→ Data provided:
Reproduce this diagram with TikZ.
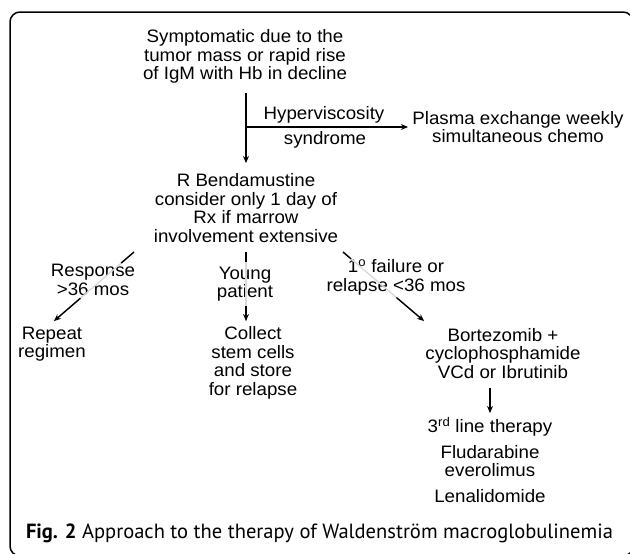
\documentclass[tikz,border=0pt]{standalone}
\usepackage{fontspec}
\usepackage{graphicx}
\setmainfont{Liberation Sans}
\newfontfamily\dfont{Liberation Sans}[FakeStretch=1.04]
\newfontfamily\capfont{PT Sans}
\usetikzlibrary{arrows.meta,calc}
\begin{document}
\begin{tikzpicture}[x=1pt,y=-1pt,
  txt/.style={font=\dfont\fontsize{18}{18.6}\selectfont, align=center, inner sep=0pt},
  conn/.style={line width=1.4pt, line cap=butt},
  arr/.style={conn, -{Stealth[length=7pt,width=6pt]}},
  faded/.style={line width=1.4pt, draw=gray!30},
  capstyle/.style={font=\capfont, inner sep=0pt}]
\useasboundingbox (0,0) rectangle (630,554);
\begin{scope}
\clip (0,0) rectangle (630,554);
\draw[line width=1.5pt, rounded corners=10pt] (10,12) rectangle (633,556);
\end{scope}

% nodes
\node[txt] (sym) at (245,56.5) {Symptomatic due to the\\tumor mass or rapid rise\\of IgM with Hb in decline};
\node[txt] (hyp) at (324,115) {Hyperviscosity};
\node[txt] (syn) at (325,140) {syndrome};
\node[txt] (pla) at (518,127) {Plasma exchange weekly\\simultaneous chemo};
\node[txt] (ben) at (246,208) {R Bendamustine\\consider only 1 day of\\Rx if marrow\\involvement extensive};
\node[txt] (res) at (93,280) {Response\\{>}36 mos};
\node[txt] (yng) at (245,284) {Young\\patient};
\node[txt] (fail) at (396,277.5) {1\textsuperscript{o} failure or\\relapse {<}36 mos};
\node[txt] (rep) at (52,344) {Repeat\\regimen};
\node[txt] (col) at (253,363) {Collect\\stem cells\\and store\\for relapse};
\node[txt] (bor) at (503,353.5) {Bortezomib +\\cyclophosphamide\\VCd or Ibrutinib};
\node[txt] (third) at (490,427) {3\textsuperscript{rd} line therapy};
\node[txt] (flu) at (490,461) {Fludarabine\\everolimus};
\node[txt] (len) at (490,496) {Lenalidomide};
\node[capstyle] (cap) at (319.5,533) {\resizebox{587pt}{!}{\textbf{Fig. 2} Approach to the therapy of Waldenström macroglobulinemia}};

% connector end points
\coordinate (v1) at (246,93);
\coordinate (v2) at (246,163);
\coordinate (hj) at (246,127);
\coordinate (h2) at (408,127);
\coordinate (l1) at (134,252);
\coordinate (l2) at (54,321);
\coordinate (m1) at (246,252);
\coordinate (m2) at (246,321);
\coordinate (r1) at (343,252);
\coordinate (r2) at (424,321);
\coordinate (b1) at (490,388);
\coordinate (b2) at (490,413);

% connectors
\draw[arr] (v1) -- (v2);
\draw[arr] (hj) -- (h2);

\draw[faded] (l1) -- (l2);
\draw[conn] (l1) -- ($(l1)!0.16!(l2)$);
\draw[arr] ($(l1)!0.67!(l2)$) -- (l2);

\draw[faded] (m1) -- (m2);
\draw[conn] (m1) -- ($(m1)!0.15!(m2)$);
\draw[arr] ($(m1)!0.78!(m2)$) -- (m2);

\draw[faded] (r1) -- (r2);
\draw[conn] (r1) -- ($(r1)!0.1!(r2)$);
\draw[arr] ($(r1)!0.66!(r2)$) -- (r2);

\draw[arr] (b1) -- (b2);
\end{tikzpicture}
\end{document}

→ Task brief: Omit each picture, then return all of the listing exactly as it stands.

→ Reply:
Reproduce this diagram with TikZ.
\documentclass[tikz,border=0pt]{standalone}
\usepackage{fontspec}
\usepackage{graphicx}
\setmainfont{Liberation Sans}
\newfontfamily\dfont{Liberation Sans}[FakeStretch=1.04]
\newfontfamily\capfont{PT Sans}
\usetikzlibrary{arrows.meta,calc}
\begin{document}
\begin{tikzpicture}[x=1pt,y=-1pt,
  txt/.style={font=\dfont\fontsize{18}{18.6}\selectfont, align=center, inner sep=0pt},
  conn/.style={line width=1.4pt, line cap=butt},
  arr/.style={conn, -{Stealth[length=7pt,width=6pt]}},
  faded/.style={line width=1.4pt, draw=gray!30},
  capstyle/.style={font=\capfont, inner sep=0pt}]
\useasboundingbox (0,0) rectangle (630,554);
\begin{scope}
\clip (0,0) rectangle (630,554);
\draw[line width=1.5pt, rounded corners=10pt] (10,12) rectangle (633,556);
\end{scope}

% nodes
\node[txt] (sym) at (245,56.5) {Symptomatic due to the\\tumor mass or rapid rise\\of IgM with Hb in decline};
\node[txt] (hyp) at (324,115) {Hyperviscosity};
\node[txt] (syn) at (325,140) {syndrome};
\node[txt] (pla) at (518,127) {Plasma exchange weekly\\simultaneous chemo};
\node[txt] (ben) at (246,208) {R Bendamustine\\consider only 1 day of\\Rx if marrow\\involvement extensive};
\node[txt] (res) at (93,280) {Response\\{>}36 mos};
\node[txt] (yng) at (245,284) {Young\\patient};
\node[txt] (fail) at (396,277.5) {1\textsuperscript{o} failure or\\relapse {<}36 mos};
\node[txt] (rep) at (52,344) {Repeat\\regimen};
\node[txt] (col) at (253,363) {Collect\\stem cells\\and store\\for relapse};
\node[txt] (bor) at (503,353.5) {Bortezomib +\\cyclophosphamide\\VCd or Ibrutinib};
\node[txt] (third) at (490,427) {3\textsuperscript{rd} line therapy};
\node[txt] (flu) at (490,461) {Fludarabine\\everolimus};
\node[txt] (len) at (490,496) {Lenalidomide};
\node[capstyle] (cap) at (319.5,533) {\resizebox{587pt}{!}{\textbf{Fig. 2} Approach to the therapy of Waldenström macroglobulinemia}};

% connector end points
\coordinate (v1) at (246,93);
\coordinate (v2) at (246,163);
\coordinate (hj) at (246,127);
\coordinate (h2) at (408,127);
\coordinate (l1) at (134,252);
\coordinate (l2) at (54,321);
\coordinate (m1) at (246,252);
\coordinate (m2) at (246,321);
\coordinate (r1) at (343,252);
\coordinate (r2) at (424,321);
\coordinate (b1) at (490,388);
\coordinate (b2) at (490,413);

% connectors
\draw[arr] (v1) -- (v2);
\draw[arr] (hj) -- (h2);

\draw[faded] (l1) -- (l2);
\draw[conn] (l1) -- ($(l1)!0.16!(l2)$);
\draw[arr] ($(l1)!0.67!(l2)$) -- (l2);

\draw[faded] (m1) -- (m2);
\draw[conn] (m1) -- ($(m1)!0.15!(m2)$);
\draw[arr] ($(m1)!0.78!(m2)$) -- (m2);

\draw[faded] (r1) -- (r2);
\draw[conn] (r1) -- ($(r1)!0.1!(r2)$);
\draw[arr] ($(r1)!0.66!(r2)$) -- (r2);

\draw[arr] (b1) -- (b2);
\end{tikzpicture}
\end{document}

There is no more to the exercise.